Conventional 4 mA to 20 mA with HART® and fieldbus devices have a limited data bandwidth of only a few kbps. With 10BASE-T1L, transmission speeds of 10 Mbps can be achieved. This allows not only the process value to be transmitted, but also other device parameters such as configuration and parameterization information. In the future, increasingly complex sensor software updates, as well as fault and network diagnostics (such as short circuits in sensor lines) can be performed relatively quickly. Configuration is also simpler because 10BASE-T1L no longer requires the use of gateways and converters. By eliminating gateways, the cost and complexity of these older devices can be greatly reduced, and the data silos created by these devices can be eliminated.

Furthermore, higher powers can be transmitted via the data lines: for example, 500 mW in the intrinsically safe area (hazardous area) and even up to 60 W in the non-intrinsically safe area.

Ethernet standards such as PROFINET, EtherNet/IP, HART-IP, OPC UA or Modbus-TCP and IoT protocols such as MQTT enable simple and powerful connections from field devices to the cloud.

Can 10BASE-T1L be used with a switch module?

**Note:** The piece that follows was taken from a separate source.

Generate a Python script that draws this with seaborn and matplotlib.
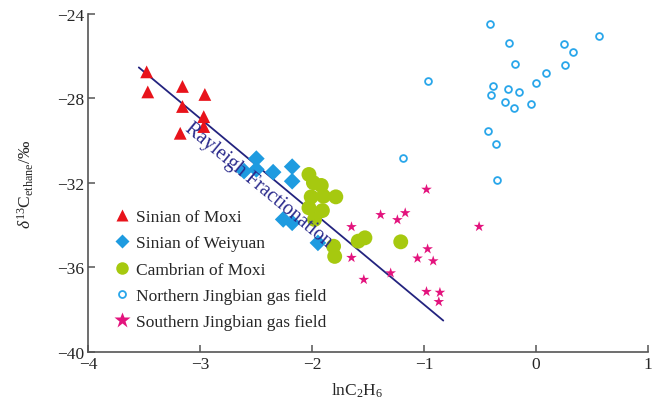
import matplotlib
matplotlib.use("Agg")
from matplotlib import pyplot as plt
from matplotlib.lines import Line2D
import seaborn as sns

# Sinian of Moxi
moxi_x = [-3.48, -3.47, -3.16, -2.96, -3.16, -2.97, -2.97, -3.18]
moxi_y = [-26.74, -27.69, -27.43, -27.81, -28.38, -28.86, -29.33, -29.65]

# Sinian of Weiyuan
weiyuan_x = [-2.50, -2.61, -2.50, -2.35, -2.18, -2.18, -2.26, -2.18, -1.95]
weiyuan_y = [-30.85, -31.44, -31.36, -31.49, -31.23, -31.92, -33.73, -33.89, -34.84]

# Cambrian of Moxi
cambrian_x = [-2.03, -1.99, -1.92, -2.01, -1.90, -1.79, -2.03, -1.91, -1.98,
              -1.81, -1.80, -1.59, -1.53, -1.21]
cambrian_y = [-31.60, -31.99, -32.12, -32.66, -32.63, -32.66, -33.18, -33.31, -33.73,
              -35.00, -35.48, -34.76, -34.60, -34.79]

# Northern Jingbian gas field
north_x = [-0.41, -0.24, 0.56, 0.25, 0.33, 0.26, -0.19, 0.09, 0.00, -0.97, -0.39,
           -0.25, -0.15, -0.40, -0.28, -0.20, -0.05, -0.43, -0.36, -0.35, -1.19]
north_y = [-24.46, -25.36, -25.04, -25.42, -25.80, -26.42, -26.39, -26.79, -27.28,
           -27.18, -27.40, -27.56, -27.70, -27.83, -28.16, -28.46, -28.24, -29.52,
           -30.17, -31.85, -30.84]

# Southern Jingbian gas field
south_x = [-0.98, -1.39, -1.17, -1.24, -1.65, -0.51, -0.97, -1.06, -0.92, -1.65,
           -1.30, -1.54, -0.98, -0.86, -0.87]
south_y = [-32.31, -33.51, -33.42, -33.75, -34.08, -34.07, -35.13, -35.57, -35.70,
           -35.54, -36.27, -36.58, -37.15, -37.19, -37.63]

# Rayleigh fractionation trend
rayleigh_x = [-3.55, -0.83]
rayleigh_y = [-26.53, -38.52]

sns.set_style("ticks")
plt.rcParams["font.family"] = ["Liberation Serif", "DejaVu Serif"]
plt.rcParams["mathtext.fontset"] = "custom"
plt.rcParams["mathtext.rm"] = "Liberation Serif"
plt.rcParams["mathtext.it"] = "Liberation Serif:italic"

fig = plt.figure(figsize=(6.6, 4.06), dpi=100)
ax = fig.add_axes([0.134, 0.131, 0.848, 0.832])

sns.lineplot(x=rayleigh_x, y=rayleigh_y, color="#23237f", linewidth=1.3, ax=ax)

groups = [
    (moxi_x, moxi_y, dict(marker="^", s=85, color="#e8131b", edgecolor="none")),
    (weiyuan_x, weiyuan_y, dict(marker="D", s=72, color="#1e9be0", edgecolor="none")),
    (cambrian_x, cambrian_y, dict(marker="o", s=115, color="#a6c90f", edgecolor="none")),
    (north_x, north_y, dict(marker="o", s=24, facecolor="white", edgecolor="#29a6ea", linewidth=1.3)),
    (south_x, south_y, dict(marker="*", s=65, color="#e3137d", edgecolor="none")),
]
for gx, gy, kw in groups:
    sns.scatterplot(x=gx, y=gy, ax=ax, zorder=3, **kw)

ax.text(-2.48, -32.07, "Rayleigh Fractionation", rotation=-39.6, color="#2a2a8c",
        fontsize=14.5, ha="center", va="center", rotation_mode="anchor")

ax.set_xlim(-4, 1)
ax.set_ylim(-40, -24)
ax.set_xticks([-4, -3, -2, -1, 0, 1])
ax.set_yticks([-40, -36, -32, -28, -24])
ax.tick_params(direction="in", length=5, width=1.1, color="#555555",
               labelsize=12.5, pad=3)
for side in ["top", "right"]:
    ax.spines[side].set_visible(False)
for side in ["left", "bottom"]:
    ax.spines[side].set_color("#555555")
    ax.spines[side].set_linewidth(1.2)

ax.set_xlabel(r"lnC$_2$H$_6$", fontsize=12.5, labelpad=2)
ax.xaxis.set_label_coords(0.48, -0.085)
ax.set_ylabel(r"$\delta^{13}$C$_{\rm ethane}$/‰", fontsize=12.5, labelpad=15)

handles = [
    Line2D([], [], linestyle="", marker="^", markersize=9, color="#e8131b", markeredgecolor="none"),
    Line2D([], [], linestyle="", marker="D", markersize=7, color="#1e9be0", markeredgecolor="none"),
    Line2D([], [], linestyle="", marker="o", markersize=9, color="#a6c90f", markeredgecolor="none"),
    Line2D([], [], linestyle="", marker="o", markersize=5, markerfacecolor="white",
           markeredgecolor="#29a6ea", markeredgewidth=1.3),
    Line2D([], [], linestyle="", marker="*", markersize=12, color="#e3137d", markeredgecolor="none"),
]
labels = ["Sinian of Moxi", "Sinian of Weiyuan", "Cambrian of Moxi",
          "Northern Jingbian gas field", "Southern Jingbian gas field"]
ax.legend(handles, labels, loc="upper left", bbox_to_anchor=(0.032, 0.443),
          frameon=False, fontsize=12.5, handletextpad=0.3, labelspacing=0.58,
          handlelength=1.0, borderaxespad=0)

fig.savefig("out.png", dpi=100)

As with standard Ethernet, with 10BASE-T1L there are bridges that support various network segments and device couplings. Different network topologies can be implemented and are used to supply power to the connected devices. In process automation, switches are often connected to controllers, HMIs, and the cloud. Switches allow media redundancy in the form of ring topologies to increase availability.

In process automation, the connections to devices, sensors and actuators are called branches, while the connections between switches and to the control system are called trunks.

The increasing density of device integration also enables other possibilities. For example, a 10BASE-T1L switch can be integrated into a sensor, which can be directly connected to other sensors that are also powered by the switch. Figure 2 shows an example of the interconnection of different switches.

Figure 2. Example of switch interconnection diagram